___ Stored data ___

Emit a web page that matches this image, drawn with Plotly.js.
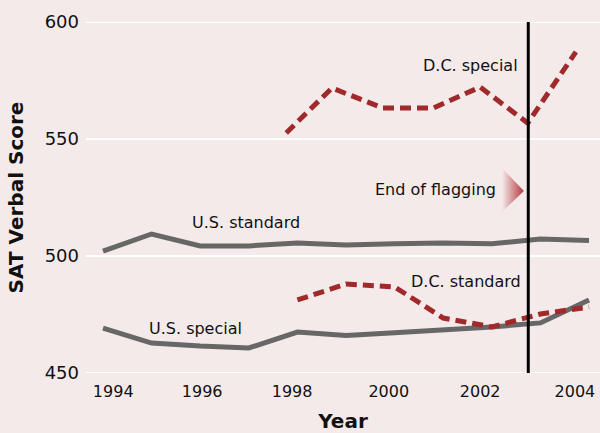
<!DOCTYPE html>
<html>
<head>
<meta charset="utf-8">
<script src="https://cdn.plot.ly/plotly-3.0.1.min.js"></script>
<style>
  html, body { margin: 0; padding: 0; background: #f4eaea; }
  #chart { width: 600px; height: 433px; }
</style>
</head>
<body>
<div id="chart"></div>
<script>
// ---- Data ----
const years = [1994, 1995, 1996, 1997, 1998, 1999, 2000, 2001, 2002, 2003, 2004];
const usStandard = [502.1, 509.4, 504.3, 504.3, 505.6, 504.7, 505.2, 505.6, 505.2, 507.3, 506.6];
const usSpecial  = [469.2, 462.8, 461.5, 460.7, 467.5, 466.0, 467.2, 468.4, 469.7, 471.4, 481.2];

const dcYears    = [1998, 1999, 2000, 2001, 2002, 2003, 2004];
const dcStandard = [481.2, 488.0, 486.8, 473.5, 469.7, 475.2, 478.2];
// D.C. special is drawn slightly left of the other series in the reference
const dcSpecialX = [1997.77, 1998.71, 1999.76, 2000.79, 2001.76, 2002.74, 2003.73];
const dcSpecial  = [552.6, 571.8, 563.2, 563.2, 572.2, 556.8, 587.2];

const tickLabels = ['1994', '1996', '1998', '2000', '2002', '2004'];
const tickPos    = [1994.21, 1996.04, 1997.89, 1999.88, 2001.76, 2003.71];
const yTicks     = [450, 500, 550, 600];
const yMin = 450, yMax = 600;
const flagEndYear = 2002.75;

// ---- Styles ----
const BG = '#f4eaea';
const GRAY = '#676767';
const RED = '#a0292b';
const FONT = 'DejaVu Sans, Verdana, sans-serif';

const traces = [
  { x: years, y: usStandard, mode: 'lines', line: { color: GRAY, width: 5 }, hoverinfo: 'skip', name: 'U.S. standard' },
  { x: years, y: usSpecial,  mode: 'lines', line: { color: GRAY, width: 5 }, hoverinfo: 'skip', name: 'U.S. special' },
  { x: dcYears, y: dcStandard, mode: 'lines', line: { color: RED, width: 5, dash: '11px,6px' }, hoverinfo: 'skip', name: 'D.C. standard' },
  { x: dcSpecialX, y: dcSpecial, mode: 'lines', line: { color: RED, width: 5, dash: '11px,6px' }, hoverinfo: 'skip', name: 'D.C. special' },
  // gradient arrowhead next to "End of flagging"
  { x: [2002.21, 2002.66, 2002.21, 2002.21], y: [537.6, 527.8, 518.8, 537.6],
    mode: 'lines', line: { width: 0, color: 'rgba(0,0,0,0)' }, fill: 'toself',
    fillgradient: { type: 'horizontal', colorscale: [[0, 'rgba(176,48,52,0)'], [1, 'rgba(176,48,52,0.95)']] },
    hoverinfo: 'skip', showlegend: false }
];

const ann = (text, x, y, xanchor) => ({
  text, x, y, xref: 'x', yref: 'y', xanchor, yanchor: 'middle', showarrow: false,
  font: { family: FONT, size: 16, color: '#111' }
});

// gridlines at the range edges (Plotly omits these)
const edgeGrid = [yMin, yMax].map(v => ({
  type: 'line', xref: 'paper', yref: 'y', x0: 0, x1: 1, y0: v, y1: v,
  line: { color: '#ffffff', width: 2 }, layer: 'below'
}));

const layout = {
  width: 600, height: 433,
  paper_bgcolor: BG, plot_bgcolor: BG,
  margin: { l: 86, r: 0, t: 22, b: 60 },
  showlegend: false,
  font: { family: FONT, color: '#111' },
  xaxis: {
    range: [1993.65, 2004.226],
    tickvals: tickPos, ticktext: tickLabels,
    showgrid: false, zeroline: false, showline: false, ticks: '',
    tickfont: { family: FONT, size: 16, color: '#111' },
    ticklabelstandoff: 7,
    title: { text: 'Year', font: { family: FONT, size: 20, weight: 'bold', color: '#111' }, standoff: 14 },
    fixedrange: true
  },
  yaxis: {
    range: [yMin, yMax],
    tickvals: yTicks,
    showgrid: true, gridcolor: '#ffffff', gridwidth: 2,
    zeroline: false, showline: false, ticks: '',
    tickfont: { family: FONT, size: 18, color: '#111' },
    ticklabelstandoff: 6,
    title: { text: 'SAT Verbal Score', font: { family: FONT, size: 20, weight: 'bold', color: '#111' }, standoff: 15 },
    fixedrange: true
  },
  shapes: edgeGrid.concat([
    { type: 'line', xref: 'x', yref: 'y', x0: flagEndYear, x1: flagEndYear, y0: yMin, y1: yMax,
      line: { color: '#000', width: 3 }, layer: 'above' }
  ]),
  annotations: [
    ann('D.C. special', 2002.58, 581.6, 'right'),
    ann('End of flagging', 2002.13, 528.4, 'right'),
    ann('U.S. standard', 1995.79, 514.3, 'left'),
    ann('U.S. special', 1994.905, 469.0, 'left'),
    ann('D.C. standard', 2000.30, 489.3, 'left')
  ]
};

Plotly.newPlot('chart', traces, layout, { displayModeBar: false, staticPlot: true });
</script>
</body>
</html>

___

- _Written request_
Omit the pictures and give the material again, exactly and in full.

- _Written reply_
Emit a web page that matches this image, drawn with Plotly.js.
<!DOCTYPE html>
<html>
<head>
<meta charset="utf-8">
<script src="https://cdn.plot.ly/plotly-3.0.1.min.js"></script>
<style>
  html, body { margin: 0; padding: 0; background: #f4eaea; }
  #chart { width: 600px; height: 433px; }
</style>
</head>
<body>
<div id="chart"></div>
<script>
// ---- Data ----
const years = [1994, 1995, 1996, 1997, 1998, 1999, 2000, 2001, 2002, 2003, 2004];
const usStandard = [502.1, 509.4, 504.3, 504.3, 505.6, 504.7, 505.2, 505.6, 505.2, 507.3, 506.6];
const usSpecial  = [469.2, 462.8, 461.5, 460.7, 467.5, 466.0, 467.2, 468.4, 469.7, 471.4, 481.2];

const dcYears    = [1998, 1999, 2000, 2001, 2002, 2003, 2004];
const dcStandard = [481.2, 488.0, 486.8, 473.5, 469.7, 475.2, 478.2];
// D.C. special is drawn slightly left of the other series in the reference
const dcSpecialX = [1997.77, 1998.71, 1999.76, 2000.79, 2001.76, 2002.74, 2003.73];
const dcSpecial  = [552.6, 571.8, 563.2, 563.2, 572.2, 556.8, 587.2];

const tickLabels = ['1994', '1996', '1998', '2000', '2002', '2004'];
const tickPos    = [1994.21, 1996.04, 1997.89, 1999.88, 2001.76, 2003.71];
const yTicks     = [450, 500, 550, 600];
const yMin = 450, yMax = 600;
const flagEndYear = 2002.75;

// ---- Styles ----
const BG = '#f4eaea';
const GRAY = '#676767';
const RED = '#a0292b';
const FONT = 'DejaVu Sans, Verdana, sans-serif';

const traces = [
  { x: years, y: usStandard, mode: 'lines', line: { color: GRAY, width: 5 }, hoverinfo: 'skip', name: 'U.S. standard' },
  { x: years, y: usSpecial,  mode: 'lines', line: { color: GRAY, width: 5 }, hoverinfo: 'skip', name: 'U.S. special' },
  { x: dcYears, y: dcStandard, mode: 'lines', line: { color: RED, width: 5, dash: '11px,6px' }, hoverinfo: 'skip', name: 'D.C. standard' },
  { x: dcSpecialX, y: dcSpecial, mode: 'lines', line: { color: RED, width: 5, dash: '11px,6px' }, hoverinfo: 'skip', name: 'D.C. special' },
  // gradient arrowhead next to "End of flagging"
  { x: [2002.21, 2002.66, 2002.21, 2002.21], y: [537.6, 527.8, 518.8, 537.6],
    mode: 'lines', line: { width: 0, color: 'rgba(0,0,0,0)' }, fill: 'toself',
    fillgradient: { type: 'horizontal', colorscale: [[0, 'rgba(176,48,52,0)'], [1, 'rgba(176,48,52,0.95)']] },
    hoverinfo: 'skip', showlegend: false }
];

const ann = (text, x, y, xanchor) => ({
  text, x, y, xref: 'x', yref: 'y', xanchor, yanchor: 'middle', showarrow: false,
  font: { family: FONT, size: 16, color: '#111' }
});

// gridlines at the range edges (Plotly omits these)
const edgeGrid = [yMin, yMax].map(v => ({
  type: 'line', xref: 'paper', yref: 'y', x0: 0, x1: 1, y0: v, y1: v,
  line: { color: '#ffffff', width: 2 }, layer: 'below'
}));

const layout = {
  width: 600, height: 433,
  paper_bgcolor: BG, plot_bgcolor: BG,
  margin: { l: 86, r: 0, t: 22, b: 60 },
  showlegend: false,
  font: { family: FONT, color: '#111' },
  xaxis: {
    range: [1993.65, 2004.226],
    tickvals: tickPos, ticktext: tickLabels,
    showgrid: false, zeroline: false, showline: false, ticks: '',
    tickfont: { family: FONT, size: 16, color: '#111' },
    ticklabelstandoff: 7,
    title: { text: 'Year', font: { family: FONT, size: 20, weight: 'bold', color: '#111' }, standoff: 14 },
    fixedrange: true
  },
  yaxis: {
    range: [yMin, yMax],
    tickvals: yTicks,
    showgrid: true, gridcolor: '#ffffff', gridwidth: 2,
    zeroline: false, showline: false, ticks: '',
    tickfont: { family: FONT, size: 18, color: '#111' },
    ticklabelstandoff: 6,
    title: { text: 'SAT Verbal Score', font: { family: FONT, size: 20, weight: 'bold', color: '#111' }, standoff: 15 },
    fixedrange: true
  },
  shapes: edgeGrid.concat([
    { type: 'line', xref: 'x', yref: 'y', x0: flagEndYear, x1: flagEndYear, y0: yMin, y1: yMax,
      line: { color: '#000', width: 3 }, layer: 'above' }
  ]),
  annotations: [
    ann('D.C. special', 2002.58, 581.6, 'right'),
    ann('End of flagging', 2002.13, 528.4, 'right'),
    ann('U.S. standard', 1995.79, 514.3, 'left'),
    ann('U.S. special', 1994.905, 469.0, 'left'),
    ann('D.C. standard', 2000.30, 489.3, 'left')
  ]
};

Plotly.newPlot('chart', traces, layout, { displayModeBar: false, staticPlot: true });
</script>
</body>
</html>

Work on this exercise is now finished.